See Phillips, 714 F.3d at 1020.) Morris thus had all the information he needed in order to know
what the union had submitted to the arbitrator—including the union’s admission that Morris was
guilty of the train speed violation, and the union’s failure to address or challenge his prior
reprimands. That Morris chose not to read those documents at that time because “[he] really did
not feel it would help and it definitely wouldn’t change the decision the arbitrator made,” Doc.
31 at 5, does not alter the fact that in March 2015, Morris had before him all of the materials
necessary to reasonably put him on notice of “the acts constituting the alleged breach of
[Knutson’s and the union’s fair representation] duty.” Dozier, 760 F.2d at 851.

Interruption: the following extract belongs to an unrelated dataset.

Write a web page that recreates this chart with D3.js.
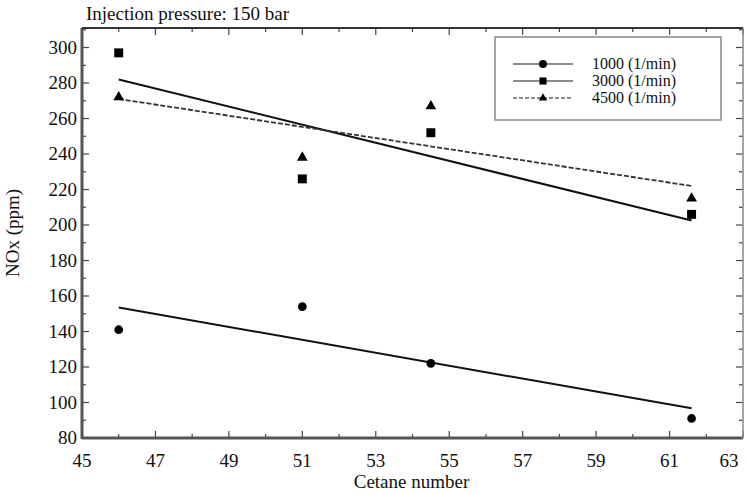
<!DOCTYPE html>
<html>
<head>
<meta charset="utf-8">
<script src="https://cdn.jsdelivr.net/npm/d3@7"></script>
<style>
body { margin: 0; background: white; }
svg text { font-family: "Liberation Serif", "DejaVu Serif", serif; fill: #111; }
</style>
</head>
<body>
<svg id="chart" width="746" height="494"></svg>
<script>

// cetane numbers of the four fuels
var cetane = [46, 51, 54.5, 61.6];

// NOx readings (ppm) per engine speed
var nox1000 = [141, 154, 122, 91];
var nox3000 = [297, 226, 252, 206];
var nox4500 = [272, 238, 267, 215];

// trend line ends
var fitX = [46, 61.6];
var fit1000 = [153.5, 96.7];
var fit3000 = [282, 202.5];
var fit4500 = [271, 222];

var seriesNames = ["1000 (1/min)", "3000 (1/min)", "4500 (1/min)"];
var xTicks = [45, 47, 49, 51, 53, 55, 57, 59, 61, 63];
var yTicks = [80, 100, 120, 140, 160, 180, 200, 220, 240, 260, 280, 300];

var svg = d3.select("#chart");
var pL = 82, pR = 743, pT = 28, pB = 438;

var x = d3.scaleLinear().domain([45, 63]).range([pL, pR]);
var y = d3.scaleLinear().domain([80, 311]).range([pB, pT]);

// minor / major ticks, pointing inward on all four sides
var frame = svg.append("g").attr("stroke", "#444");
d3.range(45, 64, 1).forEach(function(v){
  var len = (v % 2 == 1) ? 7 : 4;
  frame.append("line").attr("x1", x(v)).attr("x2", x(v)).attr("y1", pB).attr("y2", pB - len).attr("stroke-width", 1.2);
  frame.append("line").attr("x1", x(v)).attr("x2", x(v)).attr("y1", pT).attr("y2", pT + len).attr("stroke-width", 1.2);
});
d3.range(80, 311, 10).forEach(function(v){
  var len = (v % 20 == 0) ? 7 : 4;
  frame.append("line").attr("x1", pL).attr("x2", pL + len).attr("y1", y(v)).attr("y2", y(v)).attr("stroke-width", 1.2);
  frame.append("line").attr("x1", pR).attr("x2", pR - len).attr("y1", y(v)).attr("y2", y(v)).attr("stroke-width", 1.2);
});

// frame
svg.append("line").attr("x1", pL).attr("x2", pL).attr("y1", pT).attr("y2", pB + 1).attr("stroke", "#555").attr("stroke-width", 3);
svg.append("line").attr("x1", pL).attr("x2", pR).attr("y1", pB).attr("y2", pB).attr("stroke", "#555").attr("stroke-width", 3);
svg.append("line").attr("x1", pL).attr("x2", pR).attr("y1", pT).attr("y2", pT).attr("stroke", "#333").attr("stroke-width", 2);
svg.append("line").attr("x1", pR).attr("x2", pR).attr("y1", pT).attr("y2", pB).attr("stroke", "#888").attr("stroke-width", 1.5);

// tick labels
svg.selectAll("text.xt").data(xTicks).enter().append("text")
  .attr("class", "xt")
  .attr("x", function(d){ return Math.min(x(d), 729); })
  .attr("y", 467)
  .attr("text-anchor", "middle")
  .attr("font-size", "19px")
  .text(function(d){ return d; });

svg.selectAll("text.yt").data(yTicks).enter().append("text")
  .attr("class", "yt")
  .attr("x", pL - 5)
  .attr("y", function(d){ return y(d) + 6; })
  .attr("text-anchor", "end")
  .attr("font-size", "19px")
  .text(function(d){ return d; });

// axis titles
svg.append("text").attr("x", (pL + pR) / 2 - 1).attr("y", 488)
  .attr("text-anchor", "middle").attr("font-size", "19px").text("Cetane number");
svg.append("text").attr("transform", "translate(19," + ((pT + pB) / 2) + ") rotate(-90)")
  .attr("text-anchor", "middle").attr("font-size", "19px").text("NOx (ppm)");
svg.append("text").attr("x", 86).attr("y", 20).attr("font-size", "19px").text("Injection pressure: 150 bar");

// trend lines
var line = d3.line().x(function(d){ return x(d[0]); }).y(function(d){ return y(d[1]); });
function fitPts(f){ return fitX.map(function(v, i){ return [v, f[i]]; }); }

svg.append("path").attr("d", line(fitPts(fit1000))).attr("fill", "none").attr("stroke", "#111").attr("stroke-width", 2);
svg.append("path").attr("d", line(fitPts(fit3000))).attr("fill", "none").attr("stroke", "#111").attr("stroke-width", 2);
svg.append("path").attr("d", line(fitPts(fit4500))).attr("fill", "none").attr("stroke", "#333").attr("stroke-width", 1.8).attr("stroke-dasharray", "5,2");

// markers
var sym = [d3.symbolCircle, d3.symbolSquare, d3.symbolTriangle];
var sizes = [60, 80, 50];
[nox1000, nox3000, nox4500].forEach(function(vals, k){
  svg.selectAll("path.m" + k).data(vals).enter().append("path")
    .attr("class", "m" + k)
    .attr("transform", function(d, i){ return "translate(" + x(cetane[i]) + "," + y(d) + ")"; })
    .attr("d", d3.symbol().type(sym[k]).size(sizes[k]))
    .attr("fill", "#000");
});

// legend
var lg = svg.append("g");
lg.append("rect").attr("x", 495).attr("y", 37).attr("width", 226).attr("height", 83)
  .attr("fill", "white").attr("stroke", "#888").attr("stroke-width", 1.5);
var rowsY = [64, 81, 98];
seriesNames.forEach(function(name, k){
  lg.append("line").attr("x1", 513).attr("x2", 573).attr("y1", rowsY[k]).attr("y2", rowsY[k])
    .attr("stroke", "#666").attr("stroke-width", 1.3)
    .attr("stroke-dasharray", k == 2 ? "4,2" : null);
  lg.append("path").attr("transform", "translate(543," + rowsY[k] + ")")
    .attr("d", d3.symbol().type(sym[k]).size(k == 2 ? 30 : 50)).attr("fill", "#000");
  lg.append("text").attr("x", 592).attr("y", rowsY[k] + 5).attr("font-size", "16px").text(name);
});

</script>
</body>
</html>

With his claim having accrued in March 2015, Morris had until September 2015 to bring
suit. By the time he filed this suit in March 2016, the limitations period had long since passed.
Accordingly, the suit is barred by the statute of limitations.
Conclusion
Knutson’s motion to dismiss is granted. Because a dismissal on limitations grounds
cannot be cured by repleading, the dismissal is with prejudice. See Conover v. Lein, 87 F.3d
905, 908 (7th Cir. 1996). Judgment will be entered in favor of Knutson and against Morris.